Sometimes it’s the Product Manager who makes the decision for a team to use the collaboration features in Postman Pro or Enterprise when the broader team is already using Postman on their own, separately. It’s not usually the job of a Product Manager to recommend tooling for engineers, but in this case, it can make you a hero.

Sales engineers

Sales engineers are part of the sales and business development team tasked with determining the technological fit between two companies. These engineers provide technical demos to prospects frequently using Postman as a faster way to build an integration with a partner.

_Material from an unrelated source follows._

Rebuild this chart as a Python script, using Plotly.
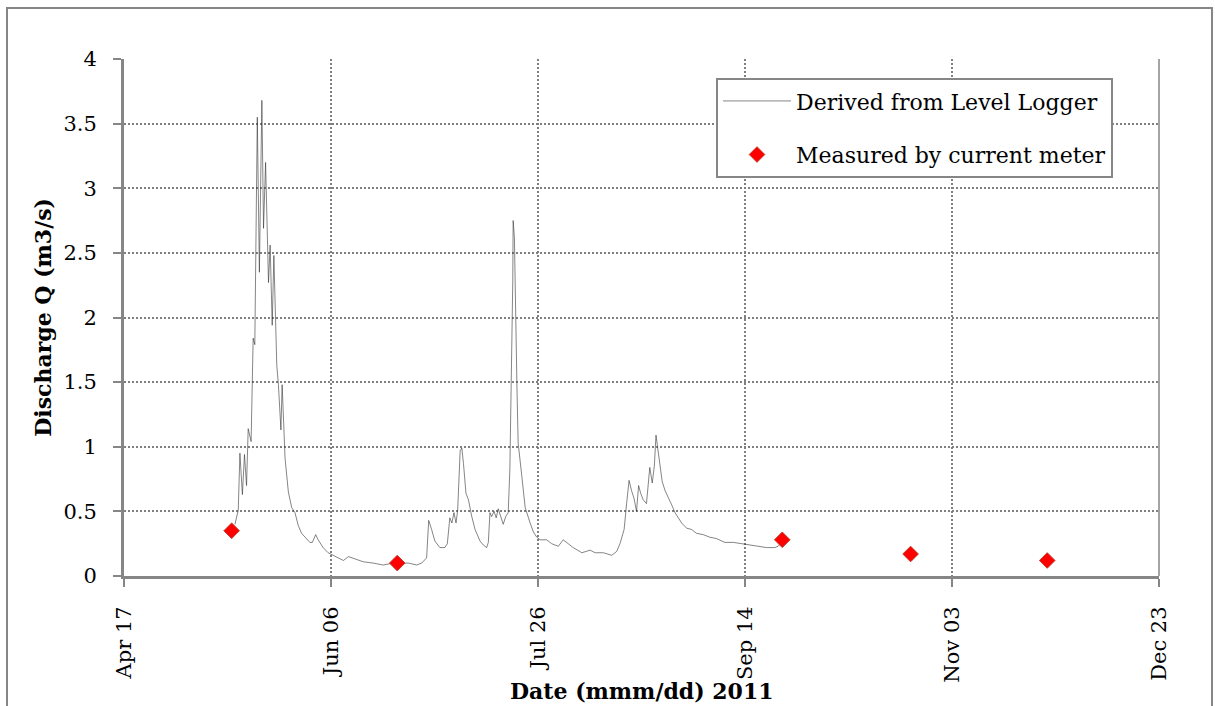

During the interview process, time may be a limited resource. Some interviewers may ask you to build a proof of concept or engage in an in-depth discussion about their tech. Postman makes it easy to do this research and set up a demo really quickly. If you’re lucky, the company has shared a Postman collection using the Run in Postman button in their API documentation which makes it supremely easy to get up and running with their API.

Support engineers

Postman is a convenient way to assist customers with troubleshooting API calls. Support engineers use Postman to reproduce issues their clients are facing and to troubleshoot API calls, frequently sending and receiving Postman collections as examples to demonstrate the observed behavior. It’s an effective communication tool when you can explicitly identify what is contributing to the expected or unexpected behavior of an endpoint.

Interviewers may not expect you to come into these roles with Postman experience, but they will expect you to get up to speed quickly, and someone with Postman experience will be ahead of the curve.

Developer evangelists

Developer evangelists work with the marketing and engineering teams to build demos and tutorials. Frequently called upon to do public presentations, developer evangelists use Postman as a live coding environment to demonstrate their technology.

Similar to the interview process for a sales engineer, interviewers might expect you to build a demo using their tech or engage in a meaningful discussion about it. Using Postman is a real time saver and allows you to do the research efficiently.

Technical writers

Technical writers use Postman to explore and document the technology they are researching. Some writers responsible for documentation may use the Run in Postman button to embed collections and environments into their developer portal or rely on Postman documentation to automatically generate API documentation viewable on a web page.

Interviewers may not expect technical writers to have proficiency using tools like Postman, but they do expect them to do the research and get up to speed. Postman is a secret weapon that is used by technical writers to explore the technology.

Non-technical staff

It’s not just developers who are using Postman. For staff who aren’t in technical roles, but work at a tech company, it can be difficult to grok exactly what their company does. Postman is an approachable way to demonstrate technology to non-technical people and is sometimes used in onboarding and training for them as well.

Interviewers for non-technical roles at a tech company will rarely expect you to have experience using Postman, but if you get a technical interviewer, they will be impressed that you know how to use Postman. Having that skill demonstrates a certain level of curiosity and self-sufficiency and is a signal to a technical interviewer that you will make their lives easier by not pestering them with questions at every turn.

tl;dr

Sure, Postman can make your life easier, but it can also help you get ahead. If you’re not where you want to be yet, it’s time to level up your Postman game.